I'm surprised more birds haven't abandoned this city altogether. After all, so many of their friends and neighbors have begun wonderful lives in the suburbs. With its vast forests, carefully conceived (and easily avoidable) network of power lines, and a wide array of cars with open convertible tops and sunroofs driving on roads free of any and all of the buggersome old-growth tree cover that can make city streets such a challenge, the 'burbs provide a plethora of opportunities for recreational target practice SPLAT fly-overs. Many suburban birds even brag that their offspring learn more, get smarter, and grow up to become more successful than those whose young were educated in the city. While that claim may be true for some, if the number of window collisions and other daft calculations that occur with some frequency at my parent's suburban home is any indication, it is safe to report that some birds are just retarded, and it has nothing to do with where they grew up.

Still, the choice to live in the city, with its many and varied challenges (and the occasional, yet utterly senseless backlot murders at the hands of Lee Ling Li, near-sighted head wok chef at Number 1 China take-out) is not always an easy one.

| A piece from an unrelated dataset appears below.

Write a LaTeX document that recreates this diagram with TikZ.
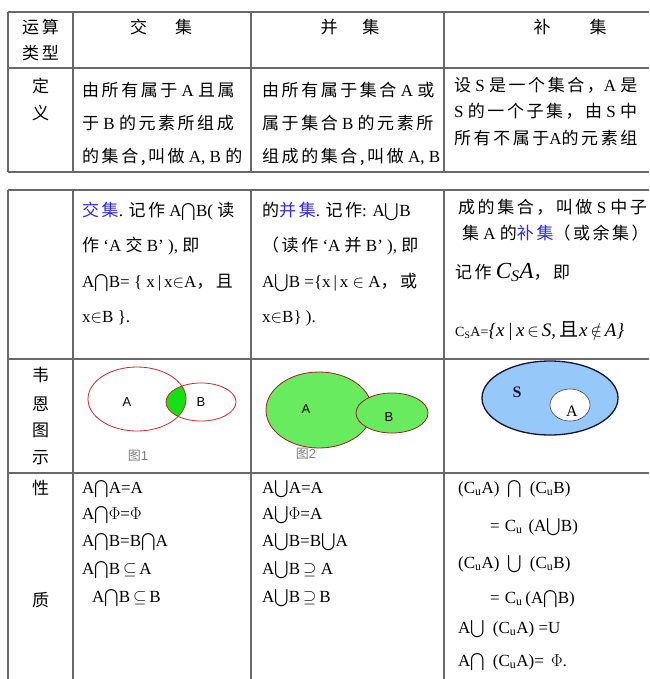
\documentclass[tikz,border=0pt]{standalone}
\usepackage{amsmath}
\usepackage{fontspec}
\setmainfont{Liberation Serif}
\setsansfont{Liberation Sans}
\newfontfamily\cjk[LetterSpace=15]{Noto Sans CJK SC}
\newcommand\zh[1]{{\cjk #1}}
\definecolor{gridgray}{RGB}{105,105,105}
\definecolor{termblue}{RGB}{45,45,215}
\definecolor{vennred}{RGB}{200,40,40}
\definecolor{lensgreen}{RGB}{20,225,20}
\definecolor{uniongreen}{RGB}{105,235,95}
\definecolor{skyfill}{RGB}{150,200,250}
\definecolor{navyline}{RGB}{20,20,50}
\newcommand\term[1]{\textcolor{termblue}{\zh{#1}}}
\newcommand\Isym{$\bigcap$}
\newcommand\Usym{$\bigcup$}
\newcommand\Cu{C\textsubscript{u}}

\begin{document}
\begin{tikzpicture}[x=1pt,y=-1pt,
    txt/.style={anchor=base west,inner sep=0pt,font=\fontsize{17}{20}\selectfont},
    side/.style={inner sep=0pt,font=\fontsize{17}{20}\selectfont},
    gridline/.style={draw=gridgray,line width=1.3pt},
    vlabel/.style={inner sep=0pt,font=\sffamily\fontsize{13}{15}\selectfont}]
  \useasboundingbox (0,0) rectangle (649,679);
  % table grid
  \foreach \y in {12,68,172,190,359,473}
    \draw[gridline] (8,\y) -- (649,\y);
  \foreach \x in {8,73,251,444}{
    \draw[gridline] (\x,12) -- (\x,172);
    \draw[gridline] (\x,190) -- (\x,679);
  }
  % left column
  \foreach \lab/\y [count=\i] in {运算/27,类型/53,定/86,义/113,韦/375,恩/404,图/430,示/458,性/488,质/600}
    \node[side] (side\i) at (40.5,\y) {\zh{\lab}};
  % header
  \node[side] (hcap) at (161,27) {\zh{交}\hspace{28pt}\zh{集}};
  \node[side] (hcup) at (350,27) {\zh{并}\hspace{25pt}\zh{集}};
  \node[side] (hcomp) at (570,27) {\zh{补}\hspace{39pt}\zh{集}};
  % definition
  \node[txt] (def1a) at (82,97) {\zh{由所有属于} A \zh{且属}};
  \node[txt] (def1b) at (82,130) {\zh{于} B \zh{的元素所组成}};
  \node[txt] (def1c) at (82,163) {\zh{的集合,叫做} A, B \zh{的}};
  \node[txt] (def2a) at (262,97) {\zh{由所有属于集合} A \zh{或}};
  \node[txt] (def2b) at (262,130) {\zh{属于集合} B \zh{的元素所}};
  \node[txt] (def2c) at (262,163) {\zh{组成的集合,叫做} A, B};
  \node[txt] (def3a) at (454,92) {\zh{设} S \zh{是一个集合，}A \zh{是}};
  \node[txt] (def3b) at (454,118) {S \zh{的一个子集，由} S \zh{中}};
  \node[txt] (def3c) at (454,145) {\zh{所有不属于}A\zh{的元素组}};
  % notation
  \node[txt] (rd1a) at (82,216) {\term{交集}. \zh{记作} A\Isym B( \zh{读}};
  \node[txt] (rd1b) at (82,251) {\zh{作} ‘A \zh{交} B’ ), \zh{即}};
  \node[txt] (rd1c) at (82,287) {A\Isym B= \{ x\,|\,x$\in$A\zh{，且}};
  \node[txt] (rd1d) at (82,322) {x$\in$B \}.};
  \node[txt] (rd2a) at (262,216) {\zh{的}\term{并集}. \zh{记作}: A\Usym B};
  \node[txt] (rd2b) at (262,251) {\zh{（读作} ‘A \zh{并} B’ ), \zh{即}};
  \node[txt] (rd2c) at (262,287) {A\Usym B =\{x\,|\,x $\in$ A\zh{，或}};
  \node[txt] (rd2d) at (262,322) {x$\in$B\} ).};
  \node[txt] (rd3a) at (458,213) {\zh{成的集合，叫做} S \zh{中子}};
  \node[txt] (rd3b) at (462,239) {\zh{集} A \zh{的}\term{补集}\zh{（或余集）}};
  \node[txt] (rd3c) at (455,278) {\zh{记作}\hspace{4pt}{\fontsize{23}{25}\selectfont\itshape C\textsubscript{S}A}\zh{，即}};
  \node[txt] (rd3d) at (455,336) {{\fontsize{14}{16}\selectfont C\textsubscript{S}A=}{\fontsize{19}{21}\selectfont\itshape\{x\,|\,x$\,\in\,$S,\,\zh{且}\hspace{1pt}x$\,\notin\,$A\}}};
  % venn: intersection
  \begin{scope}
    \clip (137,399) ellipse [x radius=49pt,y radius=32pt];
    \fill[lensgreen] (201,402) ellipse [x radius=35pt,y radius=19pt];
  \end{scope}
  \draw[vennred,line width=0.8pt] (137,399) ellipse [x radius=49pt,y radius=32pt];
  \draw[vennred,line width=0.8pt] (201,402) ellipse [x radius=35pt,y radius=19pt];
  \node[vlabel] (capA) at (127,402) {A};
  \node[vlabel] (capB) at (201,402) {B};
  \node[vlabel,text=gray] (fig1) at (138,456) {\zh{图}1};
  % venn: union
  \filldraw[fill=uniongreen,draw=vennred!80!black,line width=0.8pt] (319,410) ellipse [x radius=53pt,y radius=38pt];
  \filldraw[fill=uniongreen,draw=vennred!80!black,line width=0.8pt] (392,413) ellipse [x radius=36pt,y radius=20pt];
  \node[vlabel] (cupA) at (306,409) {A};
  \node[vlabel] (cupB) at (389,417) {B};
  \node[vlabel,text=gray] (fig2) at (306,454) {\zh{图}2};
  % venn: complement
  \filldraw[fill=skyfill,draw=navyline,line width=1.3pt] (550,398) ellipse [x radius=68pt,y radius=37pt];
  \filldraw[fill=white,draw=navyline!80,line width=0.6pt] (570,405) ellipse [x radius=20pt,y radius=16pt];
  \node[inner sep=0pt,font=\bfseries\fontsize{16}{18}\selectfont,text=navyline] (compS) at (517,392) {S};
  \node[inner sep=0pt,font=\fontsize{16}{18}\selectfont] (compA) at (572,411) {A};
  % properties
  \foreach \t/\y [count=\i] in {A\Isym A=A/493,A\Isym$\Phi$=$\Phi$/519,A\Isym B=B\Isym A/546,A\Isym B$\,\subseteq\,$A/574,\hspace{10pt}A\Isym B$\,\subseteq\,$B/602}
    \node[txt] (pcap\i) at (82,\y) {\t};
  \foreach \t/\y [count=\i] in {A\Usym A=A/493,A\Usym$\Phi$=A/519,A\Usym B=B\Usym A/546,A\Usym B$\,\supseteq$ A/574,A\Usym B$\,\supseteq\,$B/602}
    \node[txt] (pcup\i) at (262,\y) {\t};
  \node[txt] (pc1) at (458,493) {(\Cu A)\hspace{8pt}\Isym\hspace{8pt}(\Cu B)};
  \node[txt] (pc2) at (490,531) {=\hspace{5pt}\Cu\hspace{6pt}(A\Usym B)};
  \node[txt] (pc3) at (458,568) {(\Cu A)\hspace{8pt}\Usym\hspace{8pt}(\Cu B)};
  \node[txt] (pc4) at (490,603) {=\hspace{5pt}\Cu\,(A\Isym B)};
  \node[txt] (pc5) at (458,633) {A\Usym\hspace{8pt}(\Cu A) =U};
  \node[txt] (pc6) at (458,666) {A\Isym\hspace{8pt}(\Cu A)= \hspace{3pt}$\Phi$.};
\end{tikzpicture}
\end{document}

So, in early May, when the occasional sounds of fluttering wings becomes a nearly continuous bombardment of birdy noise pollution emanating from my bathroom exhaust vent, I do what few bubbleboys in my situation would: I embrace it.

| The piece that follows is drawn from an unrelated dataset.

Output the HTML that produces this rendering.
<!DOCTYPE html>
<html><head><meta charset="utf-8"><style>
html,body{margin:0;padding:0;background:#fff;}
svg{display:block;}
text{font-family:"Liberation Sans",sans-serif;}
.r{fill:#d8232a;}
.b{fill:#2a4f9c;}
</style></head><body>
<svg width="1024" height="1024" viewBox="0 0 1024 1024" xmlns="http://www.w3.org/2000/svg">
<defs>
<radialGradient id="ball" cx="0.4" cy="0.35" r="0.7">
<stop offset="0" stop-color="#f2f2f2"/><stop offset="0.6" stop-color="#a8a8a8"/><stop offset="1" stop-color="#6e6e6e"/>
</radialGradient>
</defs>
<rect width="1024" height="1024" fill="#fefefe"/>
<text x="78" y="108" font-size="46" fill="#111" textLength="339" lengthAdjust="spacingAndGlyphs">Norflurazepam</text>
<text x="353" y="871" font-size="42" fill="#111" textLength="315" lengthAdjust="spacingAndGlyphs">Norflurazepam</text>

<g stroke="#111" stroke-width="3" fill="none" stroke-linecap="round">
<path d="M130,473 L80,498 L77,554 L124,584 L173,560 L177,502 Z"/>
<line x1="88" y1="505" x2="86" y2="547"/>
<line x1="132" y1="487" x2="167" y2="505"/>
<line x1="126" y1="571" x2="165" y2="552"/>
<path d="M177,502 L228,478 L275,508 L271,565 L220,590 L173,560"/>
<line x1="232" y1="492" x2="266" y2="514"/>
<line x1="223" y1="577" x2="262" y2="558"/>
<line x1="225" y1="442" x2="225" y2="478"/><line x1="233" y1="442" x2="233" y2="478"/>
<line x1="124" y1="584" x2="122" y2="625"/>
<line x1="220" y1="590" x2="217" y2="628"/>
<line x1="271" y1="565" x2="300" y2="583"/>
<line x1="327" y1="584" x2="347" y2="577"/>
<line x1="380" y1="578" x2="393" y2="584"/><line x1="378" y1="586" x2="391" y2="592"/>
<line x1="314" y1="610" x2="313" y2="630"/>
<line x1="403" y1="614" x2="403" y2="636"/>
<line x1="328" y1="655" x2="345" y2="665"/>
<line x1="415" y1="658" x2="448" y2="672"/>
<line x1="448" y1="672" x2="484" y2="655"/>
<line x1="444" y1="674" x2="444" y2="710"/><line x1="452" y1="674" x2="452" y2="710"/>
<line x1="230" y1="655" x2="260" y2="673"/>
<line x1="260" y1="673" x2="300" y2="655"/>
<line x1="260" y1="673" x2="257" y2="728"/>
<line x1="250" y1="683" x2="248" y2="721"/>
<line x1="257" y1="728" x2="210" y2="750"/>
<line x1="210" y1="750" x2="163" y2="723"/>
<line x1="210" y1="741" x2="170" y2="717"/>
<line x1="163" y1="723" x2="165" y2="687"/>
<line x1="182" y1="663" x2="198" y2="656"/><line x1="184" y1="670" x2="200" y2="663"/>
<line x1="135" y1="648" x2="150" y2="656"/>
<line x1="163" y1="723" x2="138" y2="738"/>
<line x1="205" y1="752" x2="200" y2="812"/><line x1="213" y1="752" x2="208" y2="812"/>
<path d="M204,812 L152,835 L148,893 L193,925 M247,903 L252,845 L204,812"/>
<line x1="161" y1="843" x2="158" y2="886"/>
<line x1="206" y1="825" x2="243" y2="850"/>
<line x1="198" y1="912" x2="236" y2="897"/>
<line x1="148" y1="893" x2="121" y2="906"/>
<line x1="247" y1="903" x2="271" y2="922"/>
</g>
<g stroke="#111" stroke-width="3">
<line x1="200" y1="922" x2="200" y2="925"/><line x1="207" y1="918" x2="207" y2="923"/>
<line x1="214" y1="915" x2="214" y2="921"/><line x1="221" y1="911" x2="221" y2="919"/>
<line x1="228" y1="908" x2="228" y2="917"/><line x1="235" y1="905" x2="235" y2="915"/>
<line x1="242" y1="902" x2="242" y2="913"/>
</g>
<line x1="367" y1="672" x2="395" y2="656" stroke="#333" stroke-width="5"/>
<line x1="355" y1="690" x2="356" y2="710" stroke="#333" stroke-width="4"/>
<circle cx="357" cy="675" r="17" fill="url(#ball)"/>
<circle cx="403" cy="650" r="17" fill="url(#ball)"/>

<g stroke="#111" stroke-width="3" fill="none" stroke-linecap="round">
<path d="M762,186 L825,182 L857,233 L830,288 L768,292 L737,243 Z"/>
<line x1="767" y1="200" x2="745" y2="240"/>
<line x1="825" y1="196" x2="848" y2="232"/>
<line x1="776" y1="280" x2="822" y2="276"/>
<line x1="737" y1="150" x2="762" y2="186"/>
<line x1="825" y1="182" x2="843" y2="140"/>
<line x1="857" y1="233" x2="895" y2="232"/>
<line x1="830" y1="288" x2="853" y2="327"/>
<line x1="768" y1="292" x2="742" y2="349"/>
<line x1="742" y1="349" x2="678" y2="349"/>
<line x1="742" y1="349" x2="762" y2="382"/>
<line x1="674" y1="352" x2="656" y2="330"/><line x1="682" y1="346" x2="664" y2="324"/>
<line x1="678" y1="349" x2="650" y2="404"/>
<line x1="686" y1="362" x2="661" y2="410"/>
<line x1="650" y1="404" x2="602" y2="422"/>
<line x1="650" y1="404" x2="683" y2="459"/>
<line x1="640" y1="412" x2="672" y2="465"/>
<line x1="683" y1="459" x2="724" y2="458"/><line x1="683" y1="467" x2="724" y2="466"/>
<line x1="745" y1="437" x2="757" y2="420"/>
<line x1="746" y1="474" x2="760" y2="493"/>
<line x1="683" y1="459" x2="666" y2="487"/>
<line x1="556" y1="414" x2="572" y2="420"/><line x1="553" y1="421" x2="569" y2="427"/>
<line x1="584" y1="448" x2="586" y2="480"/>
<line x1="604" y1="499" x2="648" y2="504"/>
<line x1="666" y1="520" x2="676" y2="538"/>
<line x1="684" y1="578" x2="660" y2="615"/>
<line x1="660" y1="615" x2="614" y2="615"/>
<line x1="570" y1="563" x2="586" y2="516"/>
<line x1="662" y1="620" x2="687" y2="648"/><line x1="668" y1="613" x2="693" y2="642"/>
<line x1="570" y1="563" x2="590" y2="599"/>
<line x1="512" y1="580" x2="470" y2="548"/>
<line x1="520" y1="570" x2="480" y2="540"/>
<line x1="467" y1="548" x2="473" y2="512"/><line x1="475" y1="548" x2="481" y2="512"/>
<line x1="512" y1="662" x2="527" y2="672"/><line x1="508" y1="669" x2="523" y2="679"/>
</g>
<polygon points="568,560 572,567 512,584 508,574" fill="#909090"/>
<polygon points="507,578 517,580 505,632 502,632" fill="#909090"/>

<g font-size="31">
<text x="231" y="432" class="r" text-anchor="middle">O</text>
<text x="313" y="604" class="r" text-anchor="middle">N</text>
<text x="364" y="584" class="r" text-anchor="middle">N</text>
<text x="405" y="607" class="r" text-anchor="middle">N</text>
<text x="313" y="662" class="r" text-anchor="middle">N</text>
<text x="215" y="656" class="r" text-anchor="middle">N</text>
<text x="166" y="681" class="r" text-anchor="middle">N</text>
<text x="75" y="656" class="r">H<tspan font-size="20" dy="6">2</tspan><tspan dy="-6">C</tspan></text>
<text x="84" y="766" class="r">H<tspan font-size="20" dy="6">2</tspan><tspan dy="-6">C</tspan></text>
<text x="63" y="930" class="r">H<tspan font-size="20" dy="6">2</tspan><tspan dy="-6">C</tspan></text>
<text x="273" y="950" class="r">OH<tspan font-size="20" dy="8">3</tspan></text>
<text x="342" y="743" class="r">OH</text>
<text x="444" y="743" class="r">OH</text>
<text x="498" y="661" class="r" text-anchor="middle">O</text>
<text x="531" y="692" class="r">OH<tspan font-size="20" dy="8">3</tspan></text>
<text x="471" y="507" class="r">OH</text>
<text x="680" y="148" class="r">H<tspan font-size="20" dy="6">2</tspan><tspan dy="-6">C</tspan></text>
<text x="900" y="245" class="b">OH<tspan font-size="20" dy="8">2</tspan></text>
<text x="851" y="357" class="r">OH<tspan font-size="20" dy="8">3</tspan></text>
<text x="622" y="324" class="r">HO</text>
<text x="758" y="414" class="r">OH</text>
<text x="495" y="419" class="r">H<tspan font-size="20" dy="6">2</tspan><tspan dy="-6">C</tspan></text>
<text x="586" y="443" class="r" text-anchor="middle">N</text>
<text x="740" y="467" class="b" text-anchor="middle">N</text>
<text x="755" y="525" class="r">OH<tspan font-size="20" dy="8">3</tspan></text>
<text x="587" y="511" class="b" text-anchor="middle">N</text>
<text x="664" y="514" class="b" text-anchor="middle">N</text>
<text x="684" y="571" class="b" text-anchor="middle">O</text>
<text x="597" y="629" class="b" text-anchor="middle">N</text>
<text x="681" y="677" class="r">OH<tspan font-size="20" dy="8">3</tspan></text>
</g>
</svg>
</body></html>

There is something to be said for a contrived daily morning routine. It keeps me sane and assists in dealing with those events that may come later, for which I have no control. I don't shower the minute I wake up every morning, but most days I do. Following the shower is always a two-Q-tip-ear-spin, and a shave-every-other-day-unless-work-or-social-responsibly-deems-otherwise ritual, though. This is typically followed by a banana, Carnation Instant Breakfast (chocolate, of course, and mixed with 12 ounces of two-percent organically-produced milk in the most un-smug way possible). Then, eating the banana, I gaze out the front window of my second-floor abode at the sheer number of people who have seemingly been awake for hours, go about their own early morning routine with such purpose and damned awe-inspiring verve, that a banana-eating, Carnation-Instant-Breakfast-drinking, window-gawking bubbleboy can only wonder about it in dumbfounded amazement. Watching the moms and random dads in a mad, pre-work dash, dropping their children off at the daycare/preschool building across the street each day is, without a doubt, the event offering the greatest amount of comic fodder and morning enjoyment for me. That every one of these kids has the innate ability to locate, and proceed to douse their clean sneakers in to, the tiniest patch of mud next to a completely dry stretch of perfectly good paved sidewalk, all while being energetically towed by the arm into the front door of the preschool, is truly one of the unsolved mysteries of the child's brain.

I let this carefully considered and rather comfortable daily routine evolve a bit in May, though, knowing how tough it must be for birds trying to make a go of it in the city. When I hear the fluttering of wings, I make no effort to discourage their choice of my bathroom fan exhaust vent as their home and love nest for 2007 (the fan has been inoperable for years anyway). The birds move in. The birds make babies. The baby birds never shut up about being hungry. They argue over the remote, complain that one keeps touching the other even though mom said to stop it or else, and any number of other things that baby birds never shut up about. And so it goes each and every morning until late June when the kids finally leave the nest, and the parents can spend the brief, but relaxing time that remains of summer looking for bridge partners (get it? Bridge partners?) before they return to Boca Raton for the winter, and Bubbleboy's morning routine becomes much more routine, once again.

I wish them all the luck and good fortune that this world can possibly offer. I welcome them to live in peace and prosper just outside my bathroom wall each spring. I just wish the kids would contract a non-life-threatening, but very effective case of laryngitis is all.

Is that so wrong?

1 comment:

jenji said...

Um,I climbed a tree for the little buggers today...pass that on to the fan folk.